Computer Graphics Laboratory

The Magic Lens: Refractive Steganography

M. Papas, T. Houit, D Nowrouzezahrai, M. Gross, W. Jarosz

Proceedings of ACM SIGGRAPH Asia (Singapore, November 28 - December 1, 2012), ACM Transactions on Graphics, vol. 31, no. 6, pp. 186:1-186:10

Abstract

Motivated by classical steganography techniques we construct Magic Lenses, composed of refractive lenslet arrays, to reveal hidden images when placed over potentially unstructured printed or displayed source images. We determine the refractive geometry of these surfaces by formulating and efficiently solving an inverse light transport problem, taking into account additional constraints imposed by the physical manufacturing processes. We fabricate several variants on the basic magic lens idea including using a single source image to encode several hidden images which are only revealed when the lens is placed at prescribed rotational orientations or viewed from different angles. We also present an important special case, the universal lens, that forms an injection mapping from the lens surface to the source image grid, allowing it to be used with arbitrary source images. We use this type of lens to generate hidden animation sequences. We validate our simulation results with many real-world manufactured magic lenses, and experiment with two separate manufacturing processes.

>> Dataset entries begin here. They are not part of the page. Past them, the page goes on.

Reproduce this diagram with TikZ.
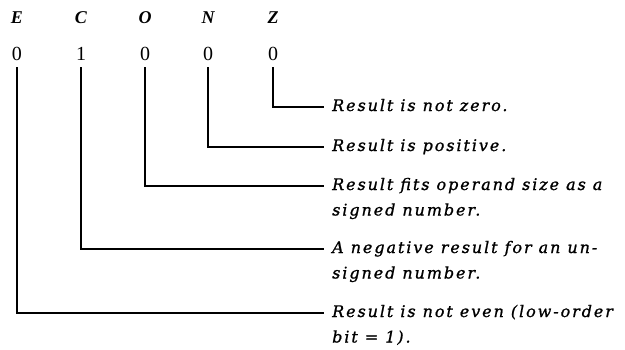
\documentclass[tikz,border=0pt]{standalone}
\usepackage{fontspec}
\setmainfont{Liberation Serif}
\newfontfamily\notefont[LetterSpace=12,FakeBold=1]{DejaVu Serif}
\usepackage{tikz}
\usetikzlibrary{positioning}
\usetikzlibrary{calc}
\tikzset{flag/.style={font=\fontsize{18}{20}\selectfont\bfseries\itshape,inner sep=0pt}}
\tikzset{bit/.style={font=\fontsize{20}{22}\selectfont,inner sep=0pt}}
\tikzset{note/.style={anchor=base west,inner sep=0pt,align=left,
                      font=\notefont\itshape\fontsize{16}{25.5}\selectfont}}
\tikzset{two lines/.style={yshift=-25.5pt}}
\tikzset{edge/.style={draw,
                      line width=1.6pt,
                      line cap=rect}}

\begin{document}
\begin{tikzpicture}
      [
      x=1pt,y=-1pt,
      ]
      \useasboundingbox (0,0) rectangle (625,349);

      % flags and bits
      \foreach \f/\x/\b in {E/17/0, C/81/1, O/145/0, N/208/0, Z/273/0}
      {
      \node [flag] (L\f) at (\x,18) {\f};
      \node [bit] (B\f) at (\x,54) {\b};
      }

      % ends of the lines
      \coordinate (PZ) at (323,107);
      \coordinate (PN) at (323,147);
      \coordinate (PO) at (323,186);
      \coordinate (PC) at (323,249);
      \coordinate (PE) at (323,313);

      % notes
      \node [note] (TZ) at ([shift={(9pt,-4pt)}]PZ) {Result is not zero.};
      \node [note] (TN) at ([shift={(9pt,-4pt)}]PN) {Result is positive.};
      \node [note,two lines] (TO) at ([shift={(9pt,-4pt)}]PO) {Result fits operand size as a\\signed number.};
      \node [note,two lines] (TC) at ([shift={(9pt,-4pt)}]PC) {A negative result for an un-\\signed number.};
      \node [note,two lines] (TE) at ([shift={(9pt,-4pt)}]PE) {Result is not even (low-order\\bit = 1).};

      % lines
      \path [edge,shorten <=7pt] (BZ.south) |- (PZ);
      \path [edge,shorten <=7pt] (BN.south) |- (PN);
      \path [edge,shorten <=7pt] (BO.south) |- (PO);
      \path [edge,shorten <=7pt] (BC.south) |- (PC);
      \path [edge,shorten <=7pt] (BE.south) |- (PE);

    \end{tikzpicture}
\end{document}
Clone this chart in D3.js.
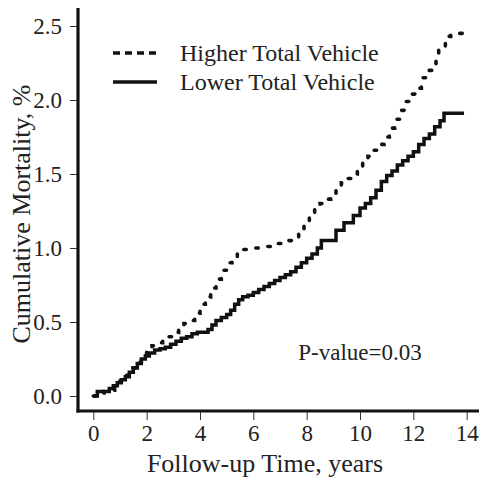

The Magic Lens: Refractive Steganography

Marios Papas1,2 Thomas Houit1 Derek Nowrouzezahrai1,3 Markus Gross1,2 Wojciech Jarosz1
1Disney Research Zürich 2ETH Zürich 3University of Montreal

In ACM Transactions on Graphics (Proceedings of ACM SIGGRAPH Asia 2012)

We automatically design and manufacture magic lenses to warp source images into meaningful target images. Here we photograph a source image (far left) viewed through a manufactured lens with 32×32 facets (left), resulting in four images depending on the lens’ rotational orientation atop the source.